To be done -
From the first line of the data below, repeat each line exactly until you reach the line with "import pandas as pd"; include that line too.

Data extract -
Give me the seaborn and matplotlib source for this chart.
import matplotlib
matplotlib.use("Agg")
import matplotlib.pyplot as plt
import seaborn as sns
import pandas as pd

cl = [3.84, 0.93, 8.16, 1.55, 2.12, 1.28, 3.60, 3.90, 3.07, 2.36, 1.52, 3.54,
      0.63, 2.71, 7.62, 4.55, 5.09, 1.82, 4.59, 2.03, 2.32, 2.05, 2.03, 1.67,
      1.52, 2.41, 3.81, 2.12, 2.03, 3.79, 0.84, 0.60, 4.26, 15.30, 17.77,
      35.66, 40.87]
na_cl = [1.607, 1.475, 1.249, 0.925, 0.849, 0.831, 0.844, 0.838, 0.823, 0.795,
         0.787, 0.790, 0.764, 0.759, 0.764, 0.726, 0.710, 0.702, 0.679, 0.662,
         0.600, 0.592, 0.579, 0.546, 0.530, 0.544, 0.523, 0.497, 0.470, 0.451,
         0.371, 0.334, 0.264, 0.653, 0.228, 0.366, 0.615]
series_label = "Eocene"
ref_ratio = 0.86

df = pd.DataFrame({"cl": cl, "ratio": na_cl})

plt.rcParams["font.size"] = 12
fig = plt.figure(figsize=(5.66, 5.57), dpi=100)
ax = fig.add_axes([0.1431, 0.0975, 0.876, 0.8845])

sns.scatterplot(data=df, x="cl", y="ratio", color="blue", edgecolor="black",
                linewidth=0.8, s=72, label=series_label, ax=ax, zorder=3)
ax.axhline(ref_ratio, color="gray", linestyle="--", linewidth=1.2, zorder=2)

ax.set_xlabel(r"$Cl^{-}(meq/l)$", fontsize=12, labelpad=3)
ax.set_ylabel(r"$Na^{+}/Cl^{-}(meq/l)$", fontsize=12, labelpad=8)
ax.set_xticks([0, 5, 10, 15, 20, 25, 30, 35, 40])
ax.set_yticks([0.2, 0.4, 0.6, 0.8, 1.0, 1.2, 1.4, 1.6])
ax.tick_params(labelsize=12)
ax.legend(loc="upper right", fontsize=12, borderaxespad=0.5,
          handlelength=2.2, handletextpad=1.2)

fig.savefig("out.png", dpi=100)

Answer in full -
Give me the seaborn and matplotlib source for this chart.
import matplotlib
matplotlib.use("Agg")
import matplotlib.pyplot as plt
import seaborn as sns
import pandas as pd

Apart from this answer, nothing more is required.